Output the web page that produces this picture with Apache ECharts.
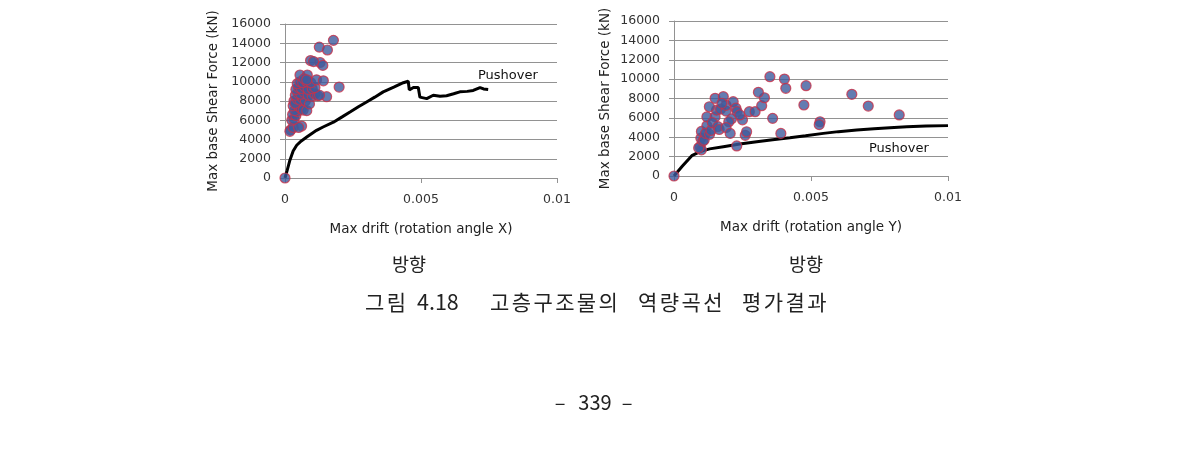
<!DOCTYPE html>
<html>
<head>
<meta charset="utf-8">
<script src="https://cdn.jsdelivr.net/npm/echarts@6/dist/echarts.min.js"></script>
<style>
html,body{margin:0;padding:0;background:#fff;}
#c{width:1190px;height:471px;}
</style>
</head>
<body>
<div id="c"></div>
<script>
// ---- data ----
const yTicksMax = 16000;
const yInterval = 2000;
const xMax = 0.01;
const xInterval = 0.005;

const scatterX = [
  [0,0],
  [0.00021,5000],[0.00018,4850],[0.00030,5250],[0.00061,5400],[0.00050,5250],
  [0.00025,6000],[0.00033,6100],[0.00028,6600],[0.00040,6500],[0.00045,6900],[0.00035,7000],
  [0.00030,7500],[0.00042,7600],[0.00052,7400],[0.00060,7200],[0.00067,7060],[0.00080,7000],
  [0.00033,8000],[0.00037,7760],[0.00045,8200],[0.00055,8100],[0.00065,8300],[0.00075,8000],[0.00090,7700],
  [0.00038,8600],[0.00048,8800],[0.00058,8700],[0.00070,8900],[0.00085,8600],[0.00100,8500],
  [0.00110,8750],[0.00120,8550],[0.00153,8450],[0.00127,8600],
  [0.00040,9200],[0.00050,9400],[0.00060,9300],[0.00072,9500],[0.00085,9200],[0.00100,9300],[0.00110,9400],
  [0.00045,9800],[0.00055,10000],[0.00065,9900],[0.00080,10000],[0.00095,9900],[0.00199,9450],
  [0.00055,10700],[0.00082,10700],[0.00070,10300],[0.00080,10200],[0.00116,10200],[0.00141,10100],
  [0.00094,12200],[0.00129,12000],[0.00139,11700],[0.00105,12100],
  [0.00126,13600],[0.00156,13300],[0.00178,14300]
];

const pushoverX = [
  [0,0],[0.00008,800],[0.00018,1850],[0.00030,2800],[0.00043,3400],[0.00060,3850],[0.00080,4250],
  [0.00100,4650],[0.00116,4950],[0.00140,5300],[0.00178,5800],[0.00210,6350],[0.00239,6850],
  [0.00270,7400],[0.00300,7900],[0.00330,8400],[0.00361,8950],[0.00400,9450],[0.00435,9900],
  [0.00453,10050],[0.00457,9150],[0.00472,9400],[0.00490,9400],[0.00496,8400],[0.00521,8250],
  [0.00545,8600],[0.00570,8500],[0.00594,8550],[0.00620,8750],[0.00643,8950],[0.00670,9000],
  [0.00692,9100],[0.00717,9400],[0.00730,9250],[0.00747,9200]
];

const scatterY = [
  [0,0],
  [0.00095,3030],[0.00100,2700],[0.00090,2900],[0.00098,3900],[0.00105,3600],[0.00100,4600],[0.00110,3700],
  [0.00120,5200],[0.00115,4400],[0.00120,6100],[0.00130,4300],[0.00135,4700],[0.00150,6100],[0.00140,5500],
  [0.00155,6800],[0.00160,5100],[0.00170,6900],[0.00165,4800],[0.00129,7150],[0.00150,8020],[0.00180,8190],
  [0.00190,6700],[0.00190,7300],[0.00175,7500],[0.00216,7670],[0.00226,7000],[0.00230,6650],[0.00210,5900],
  [0.00200,5600],[0.00250,5800],[0.00190,5000],[0.00205,4400],[0.00229,3100],[0.00260,4200],[0.00265,4570],
  [0.00275,6640],[0.00296,6640],[0.00240,6300],[0.00320,7260],[0.00330,8080],[0.00308,8640],
  [0.00350,10250],[0.00403,10010],[0.00408,9050],[0.00482,9320],[0.00474,7330],[0.00360,5950],
  [0.00390,4400],[0.00533,5600],[0.00530,5300],[0.00649,8430],[0.00709,7220],[0.00822,6300]
];

const pushoverY = [
  [0,0],[0.00030,1000],[0.00065,2100],[0.00095,2510],[0.00130,2800],[0.00180,3030],[0.00240,3300],
  [0.00302,3540],[0.00360,3750],[0.00423,3950],[0.00480,4150],[0.00545,4400],[0.00600,4580],
  [0.00667,4750],[0.00730,4880],[0.00788,4990],[0.00850,5080],[0.00920,5150],[0.01000,5200]
];

const xTitles = ['Max drift (rotation angle X)', 'Max drift (rotation angle Y)'];
const yTitle = 'Max base Shear Force (kN)';
const pushoverLabel = 'Pushover';
const subCaption = '방향';
const captionParts = ['그림', '4.18', '고층구조물의', '역량곡선', '평가결과'];
const pageParts = ['–', '339', '–'];

// ---- chart ----
const chart = echarts.init(document.getElementById('c'), null, {renderer: 'canvas'});
const fontF = '"DejaVu Sans", sans-serif';
const krF = '"Noto Sans CJK KR", sans-serif';
const gridColor = '#929292';

function xAxisCfg(i) {
  return {
    gridIndex: i, type: 'value', min: 0, max: xMax, interval: xInterval,
    name: xTitles[i], nameLocation: 'middle', nameGap: 44,
    nameTextStyle: {fontFamily: fontF, fontSize: 13.5, color: '#222'},
    axisLine: {show: true, lineStyle: {color: gridColor, width: 1}},
    axisTick: {show: true, length: 5, lineStyle: {color: gridColor}},
    axisLabel: {fontFamily: fontF, fontSize: 12.5, color: '#333', margin: 15,
      formatter: v => String(v)},
    splitLine: {show: false}
  };
}
function yAxisCfg(i, gap) {
  return {
    gridIndex: i, type: 'value', min: 0, max: yTicksMax, interval: yInterval,
    name: yTitle, nameLocation: 'middle', nameGap: gap, nameRotate: 90,
    nameTextStyle: {fontFamily: fontF, fontSize: 13.5, color: '#222'},
    axisLine: {show: true, lineStyle: {color: gridColor, width: 1}},
    axisTick: {show: true, length: 5, lineStyle: {color: gridColor}},
    axisLabel: {fontFamily: fontF, fontSize: 12.5, color: '#333', margin: 14,
      formatter: v => String(v)},
    splitLine: {show: true, lineStyle: {color: gridColor, width: 1}}
  };
}
const scatterStyle = {color: '#3d5b9e', borderColor: '#c8324a', borderWidth: 1.2};

// word start positions; Korean words are laid out glyph by glyph (wide tracking as in the source)
const captionX = [365, 417, 490, 638, 742];
const charStep = 21.7;
const pageX = [560, 595, 627];

const graphics = [
  {type: 'text', left: 478, top: 69, style: {text: pushoverLabel, font: '13px ' + fontF, fill: '#111'}},
  {type: 'text', left: 869, top: 142, style: {text: pushoverLabel, font: '13px ' + fontF, fill: '#111'}},
  {type: 'text', x: 409, y: 264, style: {text: subCaption, font: '18.5px ' + krF, fill: '#222', align: 'center', verticalAlign: 'middle'}},
  {type: 'text', x: 806, y: 264, style: {text: subCaption, font: '18.5px ' + krF, fill: '#222', align: 'center', verticalAlign: 'middle'}}
];
captionParts.forEach((t, i) => {
  if (/^[0-9.]+$/.test(t)) {
    graphics.push({type: 'text', x: captionX[i], y: 302,
      style: {text: t, font: '21.5px ' + krF, fill: '#222', align: 'left', verticalAlign: 'middle'}});
  } else {
    Array.from(t).forEach((ch, k) => graphics.push({type: 'text', x: captionX[i] + 9.7 + k * charStep, y: 302,
      style: {text: ch, font: '21px ' + krF, fill: '#222', align: 'center', verticalAlign: 'middle'}}));
  }
});
pageParts.forEach((t, i) => graphics.push({type: 'text', x: pageX[i], y: 402,
  style: {text: t, font: '20px ' + krF, fill: '#222', align: 'center', verticalAlign: 'middle'}}));

chart.setOption({
  animation: false,
  backgroundColor: '#fff',
  grid: [
    {left: 285, top: 24, width: 272, height: 154},
    {left: 674, top: 21, width: 274, height: 155}
  ],
  xAxis: [xAxisCfg(0), xAxisCfg(1)],
  yAxis: [yAxisCfg(0, 65), yAxisCfg(1, 62)],
  series: [
    {type: 'line', xAxisIndex: 0, yAxisIndex: 0, data: pushoverX, showSymbol: false, symbol: 'none',
     lineStyle: {color: '#000', width: 3}, z: 2},
    {type: 'scatter', xAxisIndex: 0, yAxisIndex: 0, data: scatterX, symbolSize: 10, itemStyle: scatterStyle, z: 3},
    {type: 'line', xAxisIndex: 1, yAxisIndex: 1, data: pushoverY, showSymbol: false, symbol: 'none',
     lineStyle: {color: '#000', width: 3}, z: 2},
    {type: 'scatter', xAxisIndex: 1, yAxisIndex: 1, data: scatterY, symbolSize: 10, itemStyle: scatterStyle, z: 3}
  ],
  graphic: graphics
});
</script>
</body>
</html>
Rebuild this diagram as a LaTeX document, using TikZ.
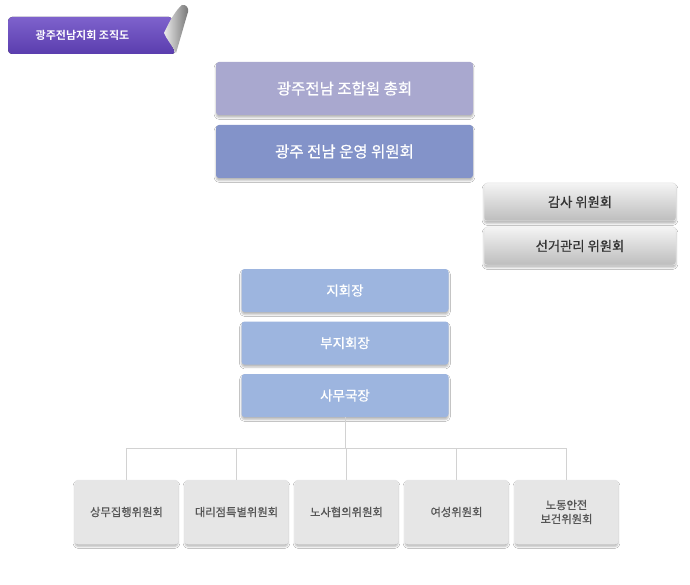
\documentclass[tikz,border=0pt]{standalone}
\usepackage{fontspec}
\setmainfont{Noto Sans CJK KR}
\newfontfamily\komed{Noto Sans CJK KR}[FakeBold=0.7]
\newfontfamily\kobold{Noto Sans CJK KR Bold}
\usetikzlibrary{shadows.blur,positioning}
\definecolor{purpleA}{HTML}{7E62CC}
\definecolor{purpleB}{HTML}{5A3DAE}
\definecolor{boxA}{HTML}{A9A8CF}
\definecolor{boxB}{HTML}{8393C9}
\definecolor{boxC}{HTML}{9DB5DF}
\definecolor{grayTop}{HTML}{F4F4F4}
\definecolor{grayBot}{HTML}{BDBDBD}
\definecolor{lowbox}{HTML}{E6E6E6}
\definecolor{lineC}{HTML}{D2D2D2}
\definecolor{txtDark}{HTML}{333333}
\definecolor{txtMid}{HTML}{555555}
\tikzset{
  shd/.style={blur shadow={shadow xshift=0pt,shadow yshift=-2.5pt,shadow opacity=28,shadow blur radius=1.8pt}},
  topbox/.style={shd,rounded corners=3pt,minimum width=257pt,minimum height=53pt,inner sep=0pt,text=white,font=\komed\fontsize{15.5}{17}\selectfont},
  midbox/.style={shd,rounded corners=3pt,fill=boxC,minimum width=207pt,minimum height=43pt,inner sep=0pt,text=white,font=\komed\fontsize{13.5}{15}\selectfont},
  graybox/.style={shd,rounded corners=3pt,draw=black!10,line width=0.5pt,top color=grayTop,bottom color=grayBot,minimum width=192pt,minimum height=38pt,inner sep=0pt,text=txtDark,font=\komed\fontsize{13.3}{15}\selectfont},
  lowboxs/.style={shd,rounded corners=3pt,draw=blue!6!black!9,line width=0.5pt,fill=lowbox,minimum width=103pt,minimum height=64pt,inner sep=0pt,text=txtMid,align=center,font=\komed\fontsize{11.3}{14}\selectfont},
  conn/.style={draw=lineC,line width=1pt}
}
\begin{document}
\begin{tikzpicture}[x=1pt,y=-1pt]
\useasboundingbox[fill=white] (0,0) rectangle (690,585);
% banner
\fill[top color=purpleA,bottom color=purpleB,rounded corners=4pt] (8,17) -- (173,17) -- (165,33) -- (176,54) -- (8,54) -- cycle;
\shade[left color=black!8,right color=black!55] (164,33) .. controls (170,20) and (176,10) .. (182,5) .. controls (186,4) and (189,8) .. (188,12) .. controls (184,25) and (180,40) .. (176,53) .. controls (172,45) and (167,40) .. (164,33) -- cycle;
\node[text=white,font=\kobold\fontsize{11}{12}\selectfont] (banner) at (82.5,35.5) {광주전남지회 조직도};
% top boxes
\node[topbox,fill=boxA] (gen) at (344.5,88.5) {광주전남 조합원 총회};
\node[topbox,fill=boxB] (ops) at (344.5,151.5) {광주 전남 운영 위원회};
% gray boxes
\node[graybox] (audit) at (580,202) {감사 위원회};
\node[graybox] (elect) at (580,246) {선거관리 위원회};
% middle boxes
\node[midbox] (chief) at (345,290.5) {지회장};
\node[midbox] (vice) at (345,343) {부지회장};
\node[midbox] (sec) at (345,395.5) {사무국장};
% bottom boxes
\node[lowboxs] (c1) at (126.5,512) {상무집행위원회};
\node[lowboxs] (c2) at (236.5,512) {대리점특별위원회};
\node[lowboxs] (c3) at (346.5,512) {노사협의위원회};
\node[lowboxs] (c4) at (456.5,512) {여성위원회};
\node[lowboxs] (c5) at (566.5,512) {노동안전\\보건위원회};
% connectors
\coordinate (bus) at (345,448);
\draw[conn] (sec.south) -- (bus);
\draw[conn] (c1.north) -- (c1.north |- bus) -- (c5.north |- bus) -- (c5.north);
\draw[conn] (c2.north) -- (c2.north |- bus);
\draw[conn] (c3.north) -- (c3.north |- bus);
\draw[conn] (c4.north) -- (c4.north |- bus);
\end{tikzpicture}
\end{document}
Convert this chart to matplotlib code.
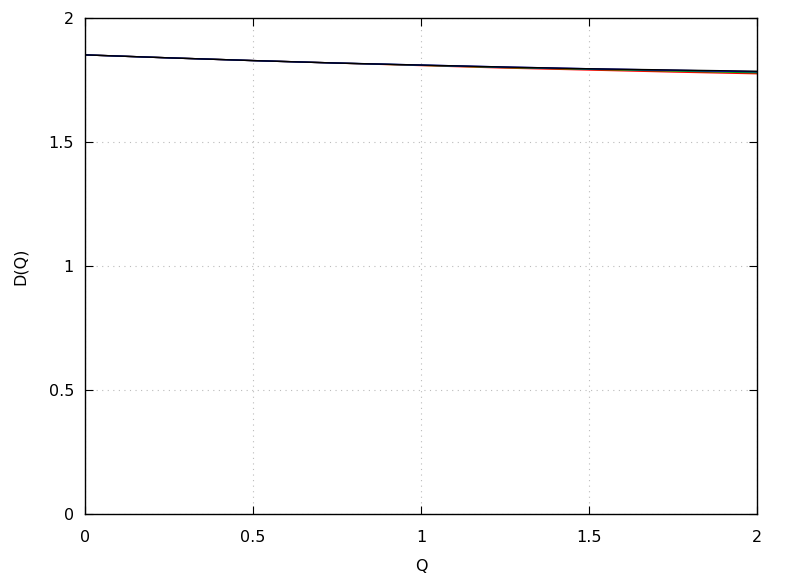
import numpy as np
import matplotlib
matplotlib.use("Agg")
import matplotlib.pyplot as plt

q = [0.0, 0.25, 0.5, 0.75, 1.0, 1.25, 1.5, 1.75, 2.0]
d_red   = [1.853, 1.841, 1.830, 1.820, 1.810, 1.800, 1.792, 1.784, 1.777]
d_green = [1.853, 1.841, 1.830, 1.820, 1.811, 1.802, 1.795, 1.788, 1.781]
d_blue  = [1.853, 1.841, 1.830, 1.820, 1.812, 1.804, 1.797, 1.791, 1.785]
d_black = [1.853, 1.841, 1.830, 1.820, 1.812, 1.804, 1.797, 1.792, 1.787]

xticks = [0, 0.5, 1, 1.5, 2]
yticks = [0, 0.5, 1, 1.5, 2]
xticklabels = ["0", "0.5", "1", "1.5", "2"]
yticklabels = ["0", "0.5", "1", "1.5", "2"]

plt.rcParams['font.family'] = ['DejaVu Sans']
fig = plt.figure(figsize=(7.88, 5.76), dpi=100)
ax = fig.add_axes([0.108, 0.107, 0.853, 0.861])

ax.plot(q, d_red, color="#ff0000", lw=1.0)
ax.plot(q, d_green, color="#00a000", lw=1.0)
ax.plot(q, d_blue, color="#0000ff", lw=1.0)
ax.plot(q, d_black, color="#000000", lw=1.0)

ax.set_xlim(0, 2)
ax.set_ylim(0, 2)
ax.set_xticks(xticks)
ax.set_xticklabels(xticklabels)
ax.set_yticks(yticks)
ax.set_yticklabels(yticklabels)
ax.tick_params(direction="in", top=True, right=True, length=6, labelsize=11.5)
ax.tick_params(axis="x", pad=11)
ax.tick_params(axis="y", pad=8)
ax.grid(True, color="#bbbbbb", linestyle=(0, (1, 4)), linewidth=0.8)
for s in ax.spines.values():
    s.set_linewidth(1.0)

ax.set_xlabel("Q", fontsize=11.5, labelpad=10)
ax.set_ylabel("D(Q)", fontsize=11.5, labelpad=15)

fig.savefig("out.png", dpi=100)
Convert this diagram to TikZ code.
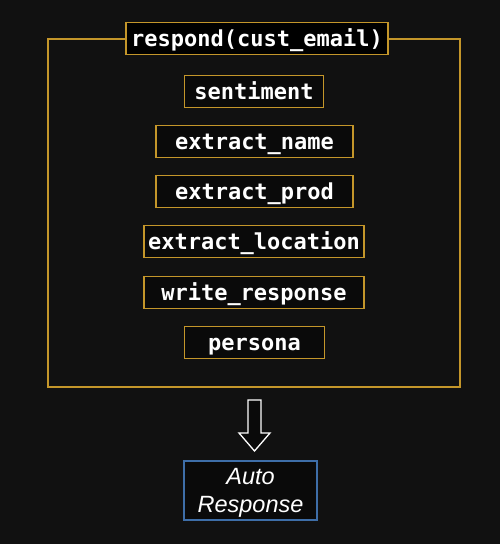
------------------------
**Given instruction:** Write out again exactly the lines from the start of the data above through the line containing "const xInterval = 0.005;", inclusive, excluding any pictures.

**Output of the exercise:**
Output the web page that produces this picture with Apache ECharts.
<!DOCTYPE html>
<html>
<head>
<meta charset="utf-8">
<script src="https://cdn.jsdelivr.net/npm/echarts@6/dist/echarts.min.js"></script>
<style>
html,body{margin:0;padding:0;background:#fff;}
#c{width:1190px;height:471px;}
</style>
</head>
<body>
<div id="c"></div>
<script>
// ---- data ----
const yTicksMax = 16000;
const yInterval = 2000;
const xMax = 0.01;
const xInterval = 0.005;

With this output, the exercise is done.